Lessons from the Thomas Cook collapse

Lessons from the Thomas Cook collapse | Insurance Business

Lessons from the Thomas Cook collapse

Late last month, travel giant Thomas Cook became the latest major company to collapse, after it failed to secure final terms on its recapitalisation and reorganisation.

“It is a matter of profound regret to me and the rest of the board that we were not successful,” chief executive Peter Fankhauser said on September 23.

“I would like to apologise to our millions of customers, and thousands of employees, suppliers, and partners who have supported us for many years,” he added.

The news came as a shock to thousands of stakeholders – including countless small businesses which depend on Thomas Cook to keep their own operations afloat.

“There are a large number of small businesses whose fates depend on Thomas Cook, especially in Mugla, Dalaman and Fethiye,” said Osman Ayik, the chairman of Turkey’s Hoteliers Federation.

Ayik added that some small hotels in Turkey are still owed around £100,000 – £200,000 (AU$180,000 - $460,000) for their involvement in Thomas Cook holiday packages.

Christos Efstathion, GM of the Napa Plaza hotel in Cyprus, also said his organisation was at risk of significant losses following the announcement.

“It’s a big anxiety...it’s not only the current guests, it’s how to deal with the immediate, medium and long-term future for the hotel,” he told ADP News, adding that the hotel had 300 separate nights booked through Thomas Cook in October.

While many of the businesses affected had no idea Thomas Cook was in trouble, it seems there were countless signs internally which pointed to the company’s likely fate.

Among them was the £1.7billion debt being carried by the firm, which was also waiting for approval of a £200 million recapitalisation request and a £900 million injection of new capital.

“Debt-laden businesses are more vulnerable to unexpected bumpy conditions and sudden business shocks,” said Mark Hoppe, MD of trade credit insurer Atradius.

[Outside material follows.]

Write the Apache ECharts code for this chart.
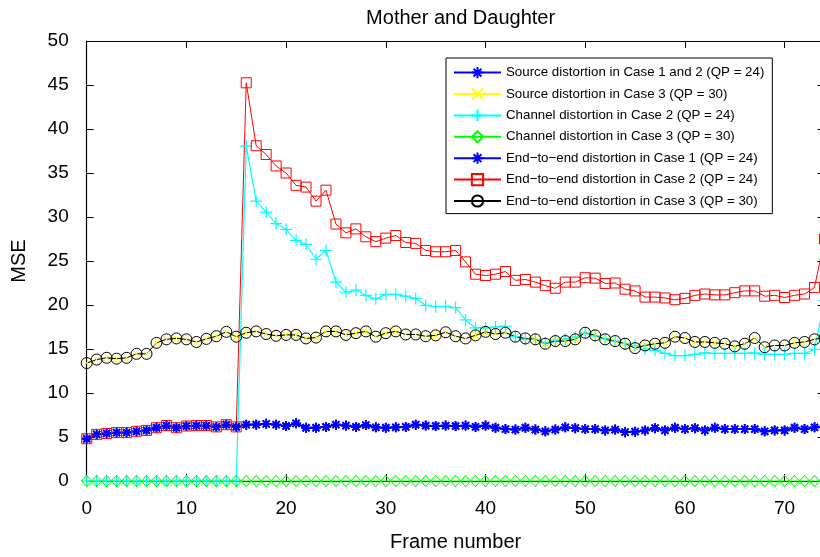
<!DOCTYPE html>
<html>
<head>
<meta charset="utf-8">
<title>Mother and Daughter</title>
<script src="https://cdn.jsdelivr.net/npm/echarts@6/dist/echarts.min.js"></script>
<style>
  html, body { margin: 0; padding: 0; background: #fff; overflow: hidden; }
  /* the axes box runs slightly past the right edge of the view */
  #chart { width: 840px; height: 557px; }
</style>
</head>
<body>
<div id="chart"></div>
<script>
// Frame numbers 0..74
const frames = [];
for (let i = 0; i <= 74; i++) frames.push(i);

const yTicks = [0, 5, 10, 15, 20, 25, 30, 35, 40, 45, 50];
const xTicks = [0, 10, 20, 30, 40, 50, 60, 70];

const seriesNames = [
  'Source distortion in Case 1 and 2 (QP = 24)',
  'Source distortion in Case 3 (QP = 30)',
  'Channel distortion in Case 2 (QP = 24)',
  'Channel distortion in Case 3 (QP = 30)',
  'End\u2212to\u2212end distortion in Case 1 (QP = 24)',
  'End\u2212to\u2212end distortion in Case 2 (QP = 24)',
  'End\u2212to\u2212end distortion in Case 3 (QP = 30)'
];

// MSE per frame
const sourceCase12 = [
  4.8, 5.3, 5.4, 5.5, 5.5, 5.65, 5.75, 6.05, 6.3, 6.05,
  6.25, 6.3, 6.3, 6.15, 6.4, 6.15, 6.4, 6.4, 6.5, 6.4,
  6.25, 6.55, 6.05, 6.05, 6.15, 6.4, 6.3, 6.15, 6.35, 6.1,
  6.05, 6.1, 6.15, 6.4, 6.3, 6.25, 6.3, 6.25, 6.3, 6.15,
  6.3, 6.05, 5.9, 5.85, 6.05, 5.85, 5.65, 5.85, 6.1, 6.0,
  5.9, 5.9, 5.75, 5.85, 5.55, 5.6, 5.75, 6.0, 5.75, 6.05,
  5.9, 6.0, 5.75, 6.05, 5.9, 5.9, 5.9, 5.9, 5.65, 5.75,
  5.75, 6.05, 5.9, 6.1, 6.2
];

const sourceCase3 = [
  13.4, 13.8, 14.0, 13.9, 14.0, 14.45, 14.45, 15.7, 16.1, 16.2,
  16.1, 15.8, 16.15, 16.45, 16.95, 16.4, 16.85, 17.0, 16.7, 16.5,
  16.6, 16.6, 16.2, 16.3, 17.0, 17.0, 16.6, 16.8, 17.0, 16.4,
  16.8, 17.0, 16.65, 16.65, 16.45, 16.55, 16.9, 16.45, 16.2, 16.55,
  16.95, 16.7, 16.85, 16.4, 16.2, 16.1, 15.6, 15.9, 15.9, 16.1,
  16.85, 16.55, 16.1, 15.9, 15.6, 15.1, 15.4, 15.6, 15.7, 16.4,
  16.25, 15.8, 15.8, 15.7, 15.6, 15.3, 15.6, 16.25, 15.2, 15.4,
  15.4, 15.7, 15.8, 16.1, 16.3
];

const channelCase2 = [
  0, 0, 0, 0, 0, 0, 0, 0, 0, 0,
  0, 0, 0, 0, 0, 0, 38.05, 31.8, 30.55, 29.25,
  28.6, 27.35, 26.9, 25.2, 26.2, 22.6, 21.45, 21.7, 21.1, 20.7,
  21.2, 21.2, 21.0, 20.75, 19.95, 19.8, 19.85, 19.7, 18.3, 17.4,
  17.4, 17.5, 17.6, 16.4, 16.1, 16.1, 15.7, 16.0, 16.15, 16.35,
  16.8, 16.5, 16.15, 15.9, 15.6, 15.4, 15.0, 14.85, 14.5, 14.25,
  14.25, 14.4, 14.55, 14.5, 14.5, 14.5, 14.5, 14.55, 14.4, 14.4,
  14.4, 14.5, 14.5, 14.95, 20.5
];

const channelCase3 = [
  0, 0, 0, 0, 0, 0, 0, 0, 0, 0,
  0, 0, 0, 0, 0, 0, 0, 0, 0, 0,
  0, 0, 0, 0, 0, 0, 0, 0, 0, 0,
  0, 0, 0, 0, 0, 0, 0, 0, 0, 0,
  0, 0, 0, 0, 0, 0, 0, 0, 0, 0,
  0, 0, 0, 0, 0, 0, 0, 0, 0, 0,
  0, 0, 0, 0, 0, 0, 0, 0, 0, 0,
  0, 0, 0, 0, 0
];

const endToEndCase1 = [
  4.8, 5.3, 5.4, 5.5, 5.5, 5.65, 5.75, 6.05, 6.3, 6.05,
  6.25, 6.3, 6.3, 6.15, 6.4, 6.15, 6.4, 6.4, 6.5, 6.4,
  6.25, 6.55, 6.05, 6.05, 6.15, 6.4, 6.3, 6.15, 6.35, 6.1,
  6.05, 6.1, 6.15, 6.4, 6.3, 6.25, 6.3, 6.25, 6.3, 6.15,
  6.3, 6.05, 5.9, 5.85, 6.05, 5.85, 5.65, 5.85, 6.1, 6.0,
  5.9, 5.9, 5.75, 5.85, 5.55, 5.6, 5.75, 6.0, 5.75, 6.05,
  5.9, 6.0, 5.75, 6.05, 5.9, 5.9, 5.9, 5.9, 5.65, 5.75,
  5.75, 6.05, 5.9, 6.1, 6.2
];

const endToEndCase2 = [
  4.8, 5.3, 5.4, 5.5, 5.5, 5.65, 5.75, 6.05, 6.3, 6.05,
  6.25, 6.3, 6.3, 6.15, 6.4, 6.15, 45.25, 38.1, 37.1, 35.8,
  35.0, 33.6, 33.4, 31.8, 33.05, 29.2, 28.2, 28.65, 27.75, 27.2,
  27.6, 27.9, 27.1, 27.0, 26.2, 26.05, 26.05, 26.2, 24.9, 23.5,
  23.35, 23.5, 23.8, 22.8, 22.9, 22.6, 22.2, 21.9, 22.6, 22.6,
  23.1, 23.05, 22.45, 22.5, 21.8, 21.6, 20.9, 20.9, 20.8, 20.6,
  20.75, 21.1, 21.25, 21.15, 21.15, 21.4, 21.6, 21.6, 21.0, 21.1,
  20.85, 21.1, 21.25, 22.0, 27.5
];

const endToEndCase3 = [
  13.4, 13.8, 14.0, 13.9, 14.0, 14.45, 14.45, 15.7, 16.1, 16.2,
  16.1, 15.8, 16.15, 16.45, 16.95, 16.4, 16.85, 17.0, 16.7, 16.5,
  16.6, 16.6, 16.2, 16.3, 17.0, 17.0, 16.6, 16.8, 17.0, 16.4,
  16.8, 17.0, 16.65, 16.65, 16.45, 16.55, 16.9, 16.45, 16.2, 16.55,
  16.95, 16.7, 16.85, 16.4, 16.2, 16.1, 15.6, 15.9, 15.9, 16.1,
  16.85, 16.55, 16.1, 15.9, 15.6, 15.1, 15.4, 15.6, 15.7, 16.4,
  16.25, 15.8, 15.8, 15.7, 15.6, 15.3, 15.6, 16.25, 15.2, 15.4,
  15.4, 15.7, 15.8, 16.1, 16.3
];

const FONT = '"Liberation Sans", Arial, Helvetica, sans-serif';

// Stroked marker shapes
const ASTERISK = 'path://M0,5L10,5M5,0L5,10M1.5,1.5L8.5,8.5M8.5,1.5L1.5,8.5';
const CROSS_X = 'path://M0,0L10,10M10,0L0,10';
const PLUS = 'path://M0,5L10,5M5,0L5,10';

function pairs(values) {
  return frames.map((f, i) => [f, values[i]]);
}

function lineSeries(name, values, color, symbol, size, lineWidth, markerWidth) {
  return {
    name: name,
    type: 'line',
    data: pairs(values),
    symbol: symbol,
    symbolSize: size,
    showAllSymbol: true,
    clip: false,
    lineStyle: { color: color, width: lineWidth },
    itemStyle: { color: 'rgba(0,0,0,0)', borderColor: color, borderWidth: markerWidth },
    emphasis: { disabled: true },
    animation: false,
    z: 2
  };
}

const series = [
  lineSeries(seriesNames[0], sourceCase12, '#0000ff', ASTERISK, 10, 1.7, 1.8),
  lineSeries(seriesNames[1], sourceCase3, '#ffff00', CROSS_X, 7, 1, 1),
  lineSeries(seriesNames[2], channelCase2, '#00ffff', PLUS, 12, 1.2, 1.2),
  lineSeries(seriesNames[3], channelCase3, '#00ff00', 'diamond', [10, 11], 1, 1),
  lineSeries(seriesNames[4], endToEndCase1, '#0000ff', ASTERISK, 10, 1.7, 1.8),
  lineSeries(seriesNames[5], endToEndCase2, '#ff0000', 'rect', 10, 1, 1),
  lineSeries(seriesNames[6], endToEndCase3, '#000000', 'circle', 11, 1, 1)
];

const axisLine = { show: true, onZero: false, lineStyle: { color: '#000', width: 1.2 } };
const tickInside = { show: true, inside: true, length: 7, lineStyle: { color: '#000', width: 1 } };

const chart = echarts.init(document.getElementById('chart'), null, { renderer: 'canvas' });
chart.setOption({
  backgroundColor: '#ffffff',
  animation: false,
  title: {
    text: 'Mother and Daughter',
    left: 455.6,
    textAlign: 'center',
    top: 3,
    textStyle: { fontFamily: FONT, fontSize: 20, fontWeight: 'normal', color: '#000' }
  },
  legend: {
    data: seriesNames,
    orient: 'vertical',
    left: 446,
    top: 58,
    itemWidth: 47,
    itemHeight: 14,
    itemGap: 8.2,
    padding: [8, 8, 6, 7],
    backgroundColor: '#ffffff',
    borderColor: '#000',
    borderWidth: 1,
    borderRadius: 0,
    selectedMode: false,
    textStyle: { fontFamily: FONT, fontSize: 13.3, color: '#000' },
    z: 10
  },
  grid: {
    left: 86.7,
    top: 41,
    width: 737.8,
    height: 442,
    containLabel: false
  },
  xAxis: [
    {
      type: 'value',
      position: 'bottom',
      min: xTicks[0],
      max: 74,
      interval: 10,
      name: 'Frame number',
      nameLocation: 'middle',
      nameGap: 51,
      nameTextStyle: { fontFamily: FONT, fontSize: 20, color: '#000' },
      axisLine: axisLine,
      axisTick: tickInside,
      axisLabel: {
        margin: 18,
        showMaxLabel: false,
        fontFamily: FONT,
        fontSize: 19,
        color: '#000',
        formatter: v => (xTicks.indexOf(v) >= 0 ? String(v) : '')
      },
      splitLine: { show: false }
    },
    {
      type: 'value',
      position: 'top',
      min: xTicks[0],
      max: 74,
      interval: 10,
      axisLine: axisLine,
      axisTick: tickInside,
      axisLabel: { show: false },
      splitLine: { show: false }
    }
  ],
  yAxis: [
    {
      type: 'value',
      position: 'left',
      min: yTicks[0],
      max: yTicks[yTicks.length - 1],
      interval: 5,
      name: 'MSE',
      nameLocation: 'middle',
      nameRotate: 90,
      nameGap: 57,
      nameTextStyle: { fontFamily: FONT, fontSize: 20, color: '#000' },
      axisLine: axisLine,
      axisTick: tickInside,
      axisLabel: { margin: 18, fontFamily: FONT, fontSize: 19, color: '#000' },
      splitLine: { show: false }
    },
    {
      type: 'value',
      position: 'right',
      min: yTicks[0],
      max: yTicks[yTicks.length - 1],
      interval: 5,
      axisLine: axisLine,
      axisTick: tickInside,
      axisLabel: { show: false },
      splitLine: { show: false }
    }
  ],
  series: series
});
</script>
</body>
</html>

“It’s very important for businesses to keep a close eye on their debt-to-income ratio, which is a measure of the amount of business income being spent on debt each month.”

In fact, while the situation has caused huge stress for countless stakeholders, Hoppe said it can also be used as an opportunity for brokers to discuss savvy vetting of customers and clients.

According to Hoppe, there are several indicators which can provide early warning that a company could be in trouble.

“If the business catches those signs early enough, it could be able to avoid or reduce the amount of money owed if the buyer does become insolvent,” he said.

The signs include:

  • Too much debt: like Thomas Cook, if the company has a high DTI ratio that it can’t service, it will likely drown under the weight of its debts.
  • Over-expansion: expanding too quickly or taking on too much debt to expand is risky even if the business owners are highly experienced.
  • Lack of clarity: business owners should be able to clearly articulate how the business generates cash.
  • Qualified accounts or going concern commentary: businesses that are in trouble may have qualified accounts, which are audited accounts where the auditor has doubts about the company’s management.
  • Going concern commentary is less serious but shows the auditor is protecting themselves from litigation while still signing off on the accounts.
  • Profit warnings: a profit warning is the clearest sign that a company won’t meet its earning expectations.
  • Profit versus cashflow: a company showing strong profits but little cashflow may be doing some dishonest accounting.
  • Irregular payments: if the company can’t pay debts and invoices regularly or on time, or even if the company can pay but does so in lump sums after periods of non-payment, then cash flow is likely compromised.
  • Unstable leadership: many changes within a company’s leadership is a sign of trouble.
  • Trappings of success: if directors have expensive cars or furnishings it could mean they’re rewarding themselves at the business’s expense. This isn’t necessarily a sign of trouble but, if any of the other signs are present, it could warrant further investigation.
  • Late filing of accounts: companies that file their accounts late are either disorganised or had trouble getting the auditor to sign off. Either reason is cause for concern.

“Businesses shouldn’t overreact if they see one or two of these signs but if they see more, or if the circumstances are severe, then it could be a sign that the business really is in trouble,” said Hoppe.

“If the business under consideration is a potential customer, three or more of these signs could be a good enough reason to do further due diligence or decline to do business with that organisation.”

Hoppe also noted that if a director is seeing these signs in their own business, they should definitely investigate further and, if necessary, appoint an independent auditor.

“Recognising the warning signs is just the first step; it’s essential to act on these signs to avoid undue business risk and also look at cash flow management strategies like trade credit insurance to protect the business if a buyer does become insolvent,” he said.